Hoarders are often our extreme reminder of the dangers of clutter, but our lives are often not lived in extremes. My closets, closed to visitors and friends are often cluttered with too many clothes, supplies or unused and forgotten objects. I have forgotten the values or memories I have unwittingly attached to many of those objects, but I am reluctant to let the objects go.

Why then do we accumulate things, and then hold onto them, as if they are important to us? And if we release them what remains?  Will their release create empty spaces — in our living space or in our hearts and minds? Each item is embedded with memories, some faint and some vivid. Somewhat like the “Velveteen Rabbit,” our even faded love of possessing these items makes them and us real. Perhaps without them we think we have no life signature, no definition, no uniqueness. That’s why they are “our things.”  But in what way do these possessions reveal who we really are?

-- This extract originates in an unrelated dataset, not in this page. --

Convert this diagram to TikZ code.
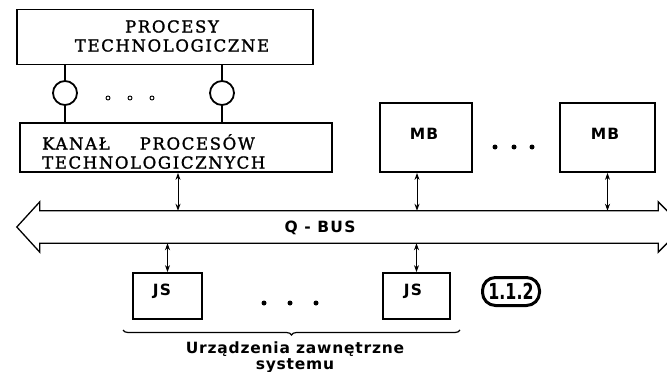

What remains when we let go of what does not support us emotional, physically and spiritually? Do we plan to refill the space with new trinkets or clothing? Do we see the removal of clutter as a loss or a gain? What remains of us when all else is gone, all that we believe defines us?.

What Remains?

When the laughter stops

What is it that remains?

Some memory of the bolt of rapture

Some glimpse of happiness now faded?

What remains when the glow of the trinket

Dulls us into habitual patterns of boredom?

What stirs us during cold nights, shivering arms,

Clinging to gossamer dreams?

What remains when the song ends, the music

Now a faded echo?

The even breath of spiritual energy remains,

Energy that fills the soul with peace,

And rests in quiet awareness,

Of infinite abundance.

But I had to experience the transient moments,

The folly of wanting.

The dissatisfaction with receiving

Some insufficient thing.

I had to. I wanted to. I thought I needed to…

I had to remember what, with clouded thoughts, I had forgotten.

The bold, relentless Now clears the false ideas I cling to,

And I appreciate the pregnant silence that remains,

Full of the love and joy I could not see beneath the clutter.

And who I am being is now liberated from thinking

That  I could ever love what I am not.